• Cranbrook Design Tours: Kevin Adkisson is the Associate Curator at Cranbrook Center for Collections and Research. Kevin is embracing technology by giving design tours on social media.
  • Plowshares Theatre: Michigan’s only professional African American Theatre, Plowshares Theatre Company, presents a virtual concert of songs from an original musical set in Detroit past. The play, Hastings Street, is a work in progress set in 1949 at the cusp of the order to tear down Black Bottom, the segregated Black community that was once where I-75 is now. Sporting a book by local artists John Sloan III with a score written by Sloan and Kris Johnson, Hastings Street, explores the lives of Detroiters at a moment when the city was rewriting the landscape and displacing thousands of African Americans in the name of progress. The story follows the experiences of the Carson Family as they navigate issues of being uprooted on a personal and communal basis. Will Glover talks with the producer, Gary Anderson and the writers of the play, Kris Johnson and John Sloan III.
  • Detroit Jazz Fest: The 2020 Detroit Jazz Festival presented by Rocket Mortgage will be streamed and broadcast “live” for free this Labor Day weekend. The Festival begins on Friday, Sept. 4 and runs through Monday, Sept. 7. The Festival, which will be held without audiences, will offer this new virtual format in recognition of current city, state and federal safety guidelines for public gatherings during the pandemic. All performances will be streamed or broadcasted live (no replays or on-demand) from indoor sound stages at the Detroit Marriott at the Renaissance Center and closed to the public. Stephen Henderson talks with Chris Collins, Detroit Jazz Festival Foundation president and artistic director, in conjunction with Rocket Mortgage Director of Community Sponsorships Jasmin DeForrest.

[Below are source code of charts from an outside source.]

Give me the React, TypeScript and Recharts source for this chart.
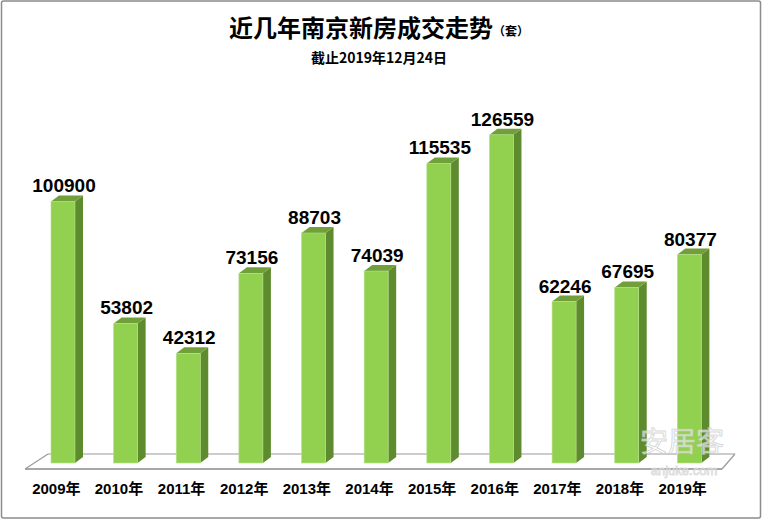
import React from 'react';
import { BarChart, Bar, XAxis, YAxis, LabelList } from 'recharts';

const years = ['2009年', '2010年', '2011年', '2012年', '2013年', '2014年', '2015年', '2016年', '2017年', '2018年', '2019年'];
const sales = [100900, 53802, 42312, 73156, 88703, 74039, 115535, 126559, 62246, 67695, 80377];
const titleText = '近几年南京新房成交走势';
const unitText = '（套）';
const subtitleText = '截止2019年12月24日';

const data = years.map((year, i) => ({ year, sales: sales[i] }));

const W = 763;
const H = 521;
const DX = 8;
const DY = 6;
const LATIN = '"Liberation Sans", Arial, "Noto Sans CJK SC", sans-serif';
const CJK = '"Noto Sans CJK SC", "Liberation Sans", sans-serif';

const Bar3D = (props: any) => {
  const { x, y, width, height } = props;
  if (width == null || height == null) return null;
  const r = x + width;
  const b = y + height;
  return (
    <g>
      <polygon
        points={`${r},${y} ${r + DX},${y - DY} ${r + DX},${b - DY} ${r},${b}`}
        fill="#5f8b2f"
      />
      <polygon
        points={`${x},${y} ${x + DX},${y - DY} ${r + DX},${y - DY} ${r},${y}`}
        fill="#71a03a"
      />
      <rect x={x} y={y} width={width} height={height} fill="#92d050" stroke="#b4df88" strokeWidth={0.6} />
    </g>
  );
};

const ValueLabel = (props: any) => {
  const { x, y, width, value } = props;
  return (
    <text
      x={x + width / 2 + 1}
      y={y - DY - 3}
      textAnchor="middle"
      fontFamily={LATIN}
      fontWeight="bold"
      fontSize={19}
      fill="#000"
    >
      {value}
    </text>
  );
};

const YearTick = (props: any) => {
  const { x, y, payload } = props;
  return (
    <text
      x={x - 7}
      y={y + 23}
      textAnchor="middle"
      fontFamily={LATIN}
      fontWeight="bold"
      fontSize={15}
      fill="#000"
    >
      {payload.value}
    </text>
  );
};

export default function App() {
  return (
    <div style={{ position: 'absolute', left: 0, top: 0, width: W, height: H, background: '#fff' }}>
      <svg width={W} height={H} style={{ position: 'absolute', left: 0, top: 0 }}>
        <polygon points="25,469 722,469 735,454 48,454" fill="#fff" stroke="none" />
        <line x1={48} y1={454} x2={735} y2={454} stroke="#9a9a9a" strokeWidth={1.2} />
        <line x1={25} y1={469} x2={722} y2={469} stroke="#8a8a8a" strokeWidth={1.5} />
        <line x1={25} y1={469} x2={48} y2={454} stroke="#9a9a9a" strokeWidth={1.2} />
        <line x1={722} y1={469} x2={735} y2={454} stroke="#9a9a9a" strokeWidth={1.2} />
      </svg>
      <div style={{ position: 'absolute', left: 0, top: 0 }}>
        <BarChart width={W} height={H} data={data} margin={{ top: 100, right: 42, bottom: 28, left: 32 }}>
          <XAxis dataKey="year" axisLine={false} tickLine={false} height={30} tick={<YearTick />} interval={0} />
          <YAxis hide domain={[0, 140000]} />
          <Bar dataKey="sales" barSize={24} shape={<Bar3D />} isAnimationActive={false}>
            <LabelList dataKey="sales" content={<ValueLabel />} />
          </Bar>
        </BarChart>
      </div>
      <svg width={W} height={H} style={{ position: 'absolute', left: 0, top: 0, pointerEvents: 'none' }}>
        <text x={379} y={37} textAnchor="middle" fontFamily={CJK} fontWeight="bold" fontSize={24} fill="#000">
          {titleText}
          <tspan fontSize={12} dy={-1}>{unitText}</tspan>
        </text>
        <text x={379} y={63} textAnchor="middle" fontFamily={CJK} fontWeight="bold" fontSize={14} fill="#000">
          {subtitleText}
        </text>
        <text x={682} y={452} textAnchor="middle" fontFamily={CJK} fontSize={28} fill="#ffffff" fillOpacity={0.6} stroke="#c8c8c8" strokeOpacity={0.7} strokeWidth={1}>
          安居客
        </text>
        <text x={684} y={475} textAnchor="middle" fontFamily={LATIN} fontSize={13} fill="#ffffff" fillOpacity={0.6} stroke="#d0d0d0" strokeOpacity={0.7} strokeWidth={1}>
          anjuke.com
        </text>
        <rect x={1.5} y={1} width={759} height={517} rx={2} fill="none" stroke="#8c8c8c" strokeWidth={1.5} />
      </svg>
    </div>
  );
}
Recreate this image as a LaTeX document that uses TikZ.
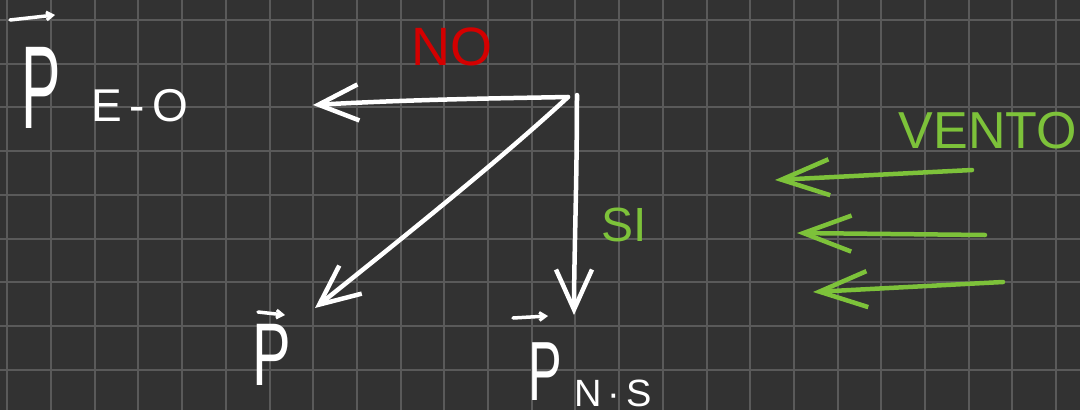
\documentclass[tikz,border=0pt]{standalone}
\usepackage{fontspec}
\setmainfont{Liberation Sans}
\usetikzlibrary{arrows.meta}
\definecolor{bg}{HTML}{323232}
\definecolor{gridc}{HTML}{5A5A5A}
\definecolor{ink}{HTML}{FFFFFF}
\definecolor{redink}{HTML}{D40000}
\definecolor{greenink}{HTML}{7DC23A}
\tikzset{
  stroke/.style={draw=ink, line width=4.5pt, line cap=round, line join=round},
  vec/.style={stroke, -{Straight Barb[length=40pt,width=36pt,line width=4.5pt]}},
  gvec/.style={draw=greenink, line width=4.5pt, line cap=round, line join=round, -{Straight Barb[length=48pt,width=36pt,line width=4.5pt]}},
  small/.style={stroke, line width=3.5pt, -{Straight Barb[length=6pt,width=8pt,line width=3pt]}},
  lbl/.style={inner sep=0pt, anchor=center}
}
\begin{document}
\begin{tikzpicture}[x=1pt,y=-1pt]
\useasboundingbox (0,0) rectangle (1080,410);
\fill[bg] (0,0) rectangle (1080,410);
\foreach \k in {0,...,24} \draw[gridc, line width=2pt] ({7.3+43.7*\k},0) -- ({7.3+43.7*\k},410);
\foreach \k in {0,...,8} \draw[gridc, line width=2pt] (0,{20+43.7*\k}) -- (1080,{20+43.7*\k});

% labels
\node[lbl, text=ink, font=\fontsize{118}{118}\selectfont] (pe) at (41,88) {\scalebox{0.5}[1]{P}};
\node[lbl, text=ink, font=\fontsize{46}{46}\selectfont] (eo) at (140,106) {E\,-\,O};
\node[lbl, text=redink, font=\fontsize{54}{54}\selectfont] (no) at (452,47) {NO};
\node[lbl, text=greenink, font=\fontsize{48}{48}\selectfont] (si) at (624,225) {SI};
\node[lbl, text=greenink, font=\fontsize{52}{52}\selectfont] (vento) at (988,131) {VENTO};
\node[lbl, text=ink, font=\fontsize{89}{89}\selectfont] (p) at (272,355) {\scalebox{0.65}[1]{P}};
\node[lbl, text=ink, font=\fontsize{84}{84}\selectfont] (pns) at (545,372) {\scalebox{0.6}[1]{P}};
\node[lbl, text=ink, font=\fontsize{38}{38}\selectfont, anchor=west] (ns) at (574,393) {N\,·\,S};

% vector arrows over P
\coordinate (pea) at (10,20); \coordinate (peb) at (55,15);
\draw[small] (pea) -- (peb);
\coordinate (pa) at (258,312); \coordinate (pb) at (285,315);
\draw[small] (pa) -- (pb);
\coordinate (pnsa) at (513,318); \coordinate (pnsb) at (548,316);
\draw[small] (pnsa) -- (pnsb);

% main vectors
\coordinate (o) at (568,97);
\coordinate (ov) at (577,95);
\coordinate (eoend) at (313,105);
\coordinate (nsend) at (574,315);
\coordinate (pend) at (315,308);
\draw[vec] (o) .. controls (520,98) and (420,99) .. (eoend);
\draw[vec] (ov) .. controls (577,180) and (574,260) .. (nsend);
\draw[vec] (o) .. controls (500,160) and (400,240) .. (pend);

% wind arrows
\coordinate (w1a) at (972,170); \coordinate (w1b) at (775,180);
\coordinate (w2a) at (985,235); \coordinate (w2b) at (797,233);
\coordinate (w3a) at (1003,282); \coordinate (w3b) at (813,292);
\draw[gvec] (w1a) -- (w1b);
\draw[gvec] (w2a) -- (w2b);
\draw[gvec] (w3a) -- (w3b);
\end{tikzpicture}
\end{document}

  • The Wretched Movie: With drive-ins open and nothing but independent films to fill their screens, Brett and Drew Pierce’s Traverse-City shot horror film “The Wretched” became the unlikely #1 box-office hit in America. The Pierce Brothers—from Royal Oak, now based in L.A.—talked to One Detroit’s Chris Jordan about channeling their Michigan roots into the film, and what it has been like to see their labor of love become the first five-week #1 film since Black Panther.